Rep. Ann Wagner (R-Mo.) said the SEC is deviating from its core mission of investor protection and facilitation of capital formation. She said these rules were hastily developed and asked Vollmer if this was outside of the SEC’s mission and expertise. He said they were.

Rep. Warren Davidson (R-Ohio) discussed fiduciary duty and asked if ESG is more important. Vollmer said nothing has changed and that the ultimate responsibility is to shareholders.

Rep. Juan Vargas (D-Calif.) said companies that implement ESG strategies have more innovation and success. He also said he will be in the Congressional Sustainable Investment Caucus next year.
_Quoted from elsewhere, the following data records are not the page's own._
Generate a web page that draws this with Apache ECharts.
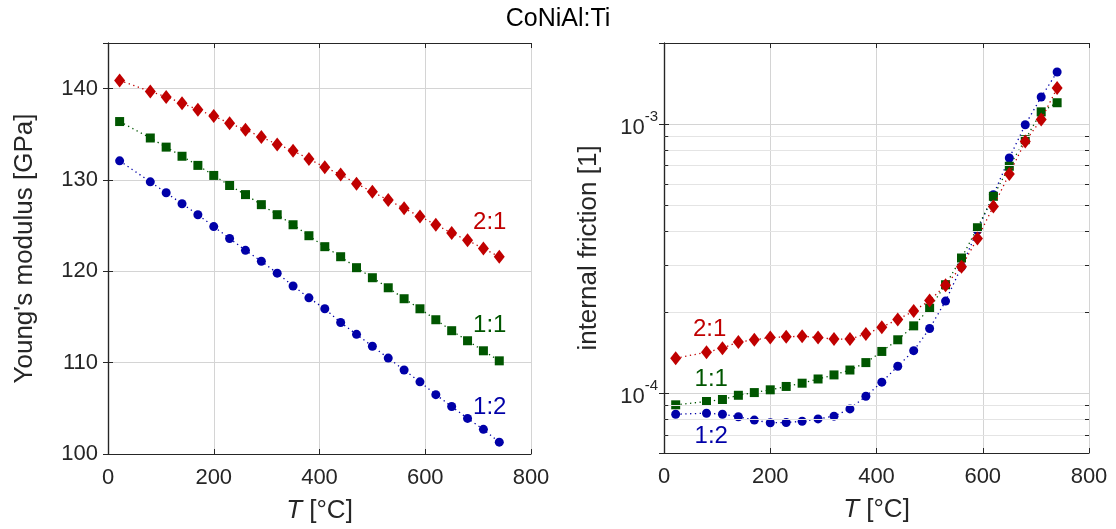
<!DOCTYPE html>
<html>
<head>
<meta charset="utf-8">
<script src="https://cdn.jsdelivr.net/npm/echarts@6/dist/echarts.min.js"></script>
<style>
html,body{margin:0;padding:0;background:#fff;}
#chart{width:1116px;height:529px;}
</style>
</head>
<body>
<div id="chart"></div>
<script>
// ---- data ----
const temps = [22, 80, 110, 140, 170, 200, 230, 260, 290, 320, 350, 380, 410, 440, 470, 500, 530, 560, 590, 620, 650, 680, 710, 740];

const modulus21 = [140.9, 139.7, 139.1, 138.4, 137.7, 137.0, 136.2, 135.5, 134.7, 133.9, 133.2, 132.3, 131.4, 130.6, 129.6, 128.7, 127.8, 126.9, 126.0, 125.1, 124.2, 123.4, 122.5, 121.6];
const modulus11 = [136.4, 134.6, 133.6, 132.6, 131.6, 130.5, 129.4, 128.4, 127.3, 126.2, 125.1, 123.9, 122.7, 121.6, 120.4, 119.3, 118.2, 117.0, 115.9, 114.7, 113.5, 112.4, 111.3, 110.2];
const modulus12 = [132.1, 129.8, 128.6, 127.4, 126.2, 124.9, 123.6, 122.3, 121.1, 119.8, 118.4, 117.1, 115.9, 114.4, 113.1, 111.8, 110.5, 109.2, 107.9, 106.5, 105.2, 103.9, 102.7, 101.3];

const friction21 = [1.35e-4, 1.42e-4, 1.47e-4, 1.55e-4, 1.58e-4, 1.61e-4, 1.62e-4, 1.63e-4, 1.61e-4, 1.59e-4, 1.59e-4, 1.66e-4, 1.76e-4, 1.88e-4, 2.02e-4, 2.21e-4, 2.52e-4, 2.95e-4, 3.76e-4, 4.94e-4, 6.53e-4, 8.61e-4, 1.04e-3, 1.36e-3];
const friction11 = [9.06e-5, 9.32e-5, 9.48e-5, 9.83e-5, 1.006e-4, 1.03e-4, 1.06e-4, 1.09e-4, 1.13e-4, 1.17e-4, 1.22e-4, 1.30e-4, 1.43e-4, 1.58e-4, 1.78e-4, 2.07e-4, 2.53e-4, 3.18e-4, 4.12e-4, 5.39e-4, 6.97e-4, 8.75e-4, 1.11e-3, 1.20e-3];
const friction12 = [8.36e-5, 8.43e-5, 8.36e-5, 8.18e-5, 7.95e-5, 7.77e-5, 7.79e-5, 7.87e-5, 8.03e-5, 8.22e-5, 8.75e-5, 9.75e-5, 1.10e-4, 1.26e-4, 1.44e-4, 1.74e-4, 2.20e-4, 2.95e-4, 4.03e-4, 5.46e-4, 7.48e-4, 9.94e-4, 1.26e-3, 1.56e-3];

const seriesNames = ['1:2', '1:1', '2:1'];
// annotation anchors in data units [T, value]
const modulusLabelPos = [[722, 105.1], [722, 114.1], [722, 125.4]];
const frictionLabelPos = [[89, 6.92e-5], [89, 1.125e-4], [86, 1.73e-4]];

const xTicks = [0, 200, 400, 600, 800];
const modulusTicks = [100, 110, 120, 130, 140];
const frictionMinorGrid = [7e-5, 8e-5, 9e-5, 2e-4, 3e-4, 4e-4, 5e-4, 6e-4, 7e-4, 8e-4, 9e-4];

// ---- styles ----
const FONT = '"Liberation Sans", Arial, Helvetica, sans-serif';
const colors = ['#0000a8', '#005600', '#c00000'];
const symbols = ['circle', 'rect', 'diamond'];
const symbolSizes = [9, 9, [11, 14]];
const AXIS_COLOR = '#262626';
const GRID_COLOR = '#d4d4d4';
const MINOR_COLOR = '#e4e4e4';

function pairs(xs, ys) { return xs.map((x, i) => [x, ys[i]]); }

function xAxisDef(gridIndex, top) {
  return {
    type: 'value', gridIndex: gridIndex, position: top ? 'top' : 'bottom',
    min: xTicks[0], max: xTicks[xTicks.length - 1], interval: xTicks[1] - xTicks[0],
    axisLine: { show: true, onZero: false, lineStyle: { color: AXIS_COLOR, width: 1.2 } },
    axisTick: { show: true, inside: true, length: 5, lineStyle: { color: AXIS_COLOR } },
    axisLabel: top ? { show: false } : { show: true, fontSize: 22, color: '#262626', margin: 13, fontFamily: FONT },
    splitLine: top ? { show: false } : { show: true, lineStyle: { color: GRID_COLOR, width: 1 } },
    name: top ? '' : '{i|T} [°C]',
    nameLocation: 'middle', nameGap: 44,
    nameTextStyle: { fontSize: 26, color: '#262626', fontFamily: FONT,
      rich: { i: { fontSize: 26, fontStyle: 'italic', color: '#262626', fontFamily: FONT } } }
  };
}

const powFmt = function (v) {
  const l = Math.log10(v);
  const e = Math.round(l);
  if (Math.abs(l - e) > 1e-6) return '';
  return '{b|10}{s|' + e + '}';
};

const option = {
  animation: false,
  backgroundColor: '#ffffff',
  textStyle: { fontFamily: FONT },
  title: {
    text: 'CoNiAl:Ti', left: 'center', top: 2,
    textStyle: { fontSize: 25, fontWeight: 'normal', color: '#000', fontFamily: FONT }
  },
  grid: [
    { left: 108, top: 43, width: 423, height: 411, containLabel: false },
    { left: 664, top: 43, width: 425, height: 410, containLabel: false }
  ],
  xAxis: [xAxisDef(0, false), xAxisDef(0, true), xAxisDef(1, false), xAxisDef(1, true)],
  yAxis: [
    {
      type: 'value', gridIndex: 0, position: 'left',
      min: modulusTicks[0], max: 145, interval: modulusTicks[1] - modulusTicks[0],
      axisLine: { show: true, lineStyle: { color: AXIS_COLOR, width: 1.2 } },
      axisTick: { show: true, inside: true, length: 5, lineStyle: { color: AXIS_COLOR } },
      axisLabel: { fontSize: 22, color: '#262626', margin: 10, fontFamily: FONT, showMaxLabel: false,
        formatter: v => (modulusTicks.indexOf(v) >= 0 ? String(v) : '') },
      splitLine: { show: true, lineStyle: { color: GRID_COLOR, width: 1 } },
      name: "Young's modulus [GPa]", nameLocation: 'middle', nameGap: 70, nameRotate: 90,
      nameTextStyle: { fontSize: 26, color: '#262626', fontFamily: FONT }
    },
    {
      type: 'value', gridIndex: 0, position: 'right',
      min: modulusTicks[0], max: 145, interval: modulusTicks[1] - modulusTicks[0],
      axisLine: { show: true, lineStyle: { color: AXIS_COLOR, width: 1.2 } },
      axisTick: { show: true, inside: true, length: 5, lineStyle: { color: AXIS_COLOR } },
      axisLabel: { show: false }, splitLine: { show: false }
    },
    {
      type: 'log', logBase: 10, gridIndex: 1, position: 'left',
      min: 6e-5, max: 2e-3,
      axisLine: { show: true, lineStyle: { color: AXIS_COLOR, width: 1.2 } },
      axisTick: { show: true, inside: true, length: 5, lineStyle: { color: AXIS_COLOR } },
      axisLabel: { fontSize: 22, color: '#262626', margin: 6, fontFamily: FONT, showMinLabel: false, showMaxLabel: false,
        formatter: powFmt,
        rich: {
          b: { fontSize: 22, color: '#262626', fontFamily: FONT, lineHeight: 30, verticalAlign: 'bottom' },
          s: { fontSize: 15, color: '#262626', fontFamily: FONT, lineHeight: 15, verticalAlign: 'top' }
        } },
      splitLine: { show: true, lineStyle: { color: GRID_COLOR, width: 1 } },
      name: 'internal friction [1]', nameLocation: 'middle', nameGap: 62, nameRotate: 90,
      nameTextStyle: { fontSize: 26, color: '#262626', fontFamily: FONT }
    },
    {
      type: 'log', logBase: 10, gridIndex: 1, position: 'right',
      min: 6e-5, max: 2e-3,
      axisLine: { show: true, lineStyle: { color: AXIS_COLOR, width: 1.2 } },
      axisTick: { show: true, inside: true, length: 5, lineStyle: { color: AXIS_COLOR } },
      axisLabel: { show: false }, splitLine: { show: false }
    }
  ],
  series: []
};

// minor log gridlines and minor ticks (beneath data)
const xMin = xTicks[0], xMax = xTicks[xTicks.length - 1];
const minorTickLen = (xMax - xMin) * 4 / 425;
const minorLineData = [];
frictionMinorGrid.forEach(v => {
  minorLineData.push([{ coord: [xMin, v], lineStyle: { color: MINOR_COLOR, width: 1, type: 'solid' } }, { coord: [xMax, v] }]);
});
frictionMinorGrid.forEach(v => {
  minorLineData.push([{ coord: [xMin + 0.5, v], lineStyle: { color: AXIS_COLOR, width: 1, type: 'solid' } }, { coord: [xMin + minorTickLen + 0.5, v] }]);
  minorLineData.push([{ coord: [xMax - minorTickLen, v], lineStyle: { color: AXIS_COLOR, width: 1, type: 'solid' } }, { coord: [xMax, v] }]);
});
option.series.push({
  type: 'line', xAxisIndex: 2, yAxisIndex: 2, data: [[xMin, 1e-4]], z: 1, silent: true,
  showSymbol: false, symbolSize: 0, lineStyle: { width: 0, opacity: 0 },
  markLine: {
    silent: true, symbol: ['none', 'none'], animation: false,
    label: { show: false },
    lineStyle: { color: MINOR_COLOR, width: 1, type: 'solid' },
    data: minorLineData
  }
});

const modulusData = [modulus12, modulus11, modulus21];
const frictionData = [friction12, friction11, friction21];

function addSeries(axisIdx, dataSets, labelPos) {
  dataSets.forEach((ys, k) => {
    option.series.push({
      type: 'line', name: seriesNames[k], xAxisIndex: axisIdx, yAxisIndex: axisIdx,
      data: pairs(temps, ys), z: 3 + k,
      symbol: symbols[k], symbolSize: symbolSizes[k], showSymbol: true,
      itemStyle: { color: colors[k] },
      lineStyle: { color: colors[k], width: 1.3, type: [1.3, 3.5] },
      markPoint: {
        symbol: 'circle', symbolSize: 0, silent: true, animation: false,
        label: { show: true, position: 'inside', formatter: seriesNames[k], fontSize: 24,
          color: colors[k], fontFamily: FONT },
        data: [{ coord: labelPos[k] }]
      }
    });
  });
}
addSeries(0, modulusData, modulusLabelPos);
addSeries(2, frictionData, frictionLabelPos);

const chart = echarts.init(document.getElementById('chart'), null, { renderer: 'canvas' });
chart.setOption(option);
</script>
</body>
</html>
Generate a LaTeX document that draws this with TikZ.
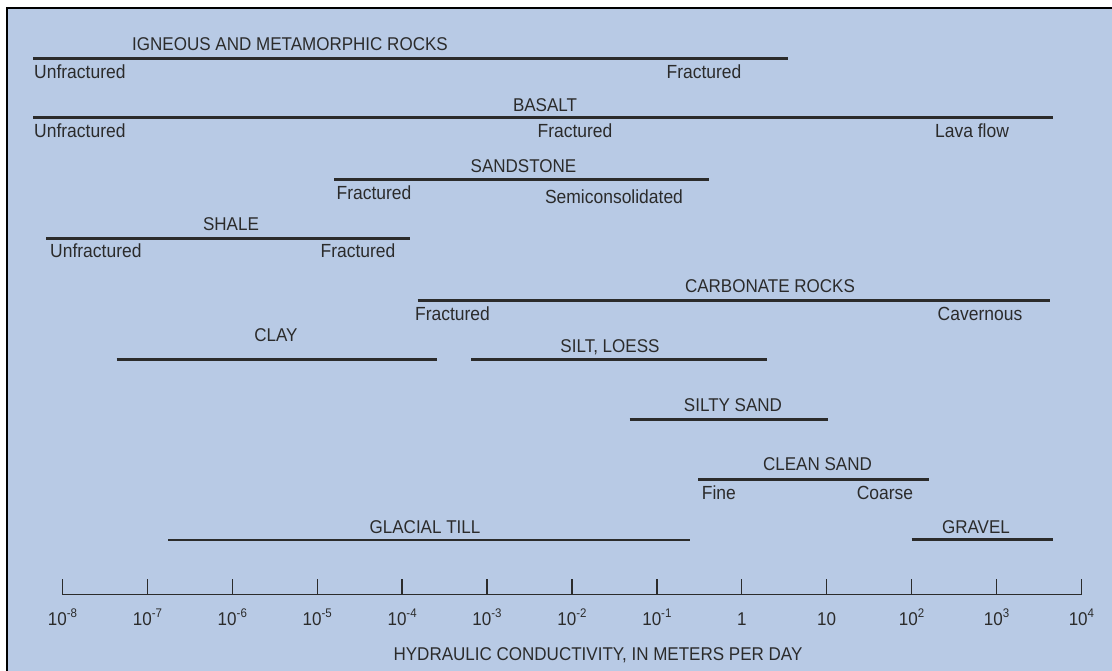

Rep. French Hill (R-Ark.) said ESG disclosure should be done in a way that diminishes agency costs and does not deter capital formation. He asked Honigsberg if either Generally Accepted Accounting Principles (GAAP) or Financial Accounting Standards Board (FASB) is entertaining this. She said FASB is more focused on income statement disaggregation, such as breaking out the cost of goods sold into what portion is labor versus other elements.

Rep. Bill Foster (D-Ill.) noted his concern about intangibles representing 90% of valuations. Rep. Sean Casten (D-Ill.) said climate-friendly companies are trading hire than others and that this shows that the capital markets are efficiently allocating market capital to hedge climate risks. Rajgopal agreed with him and said demand for things like oil for transportation will stabilize and then peter out. Casten asked him if he thought we have sufficiently transparent information for investors to allocate capital, and Rajgopal said we do not.

Standardization

Sherman said we ought to require disclosures to keep everything even between companies and that we need standards because companies are simply doing it on their own. Hill recommended that industry groups make industry recommendations to standard setters.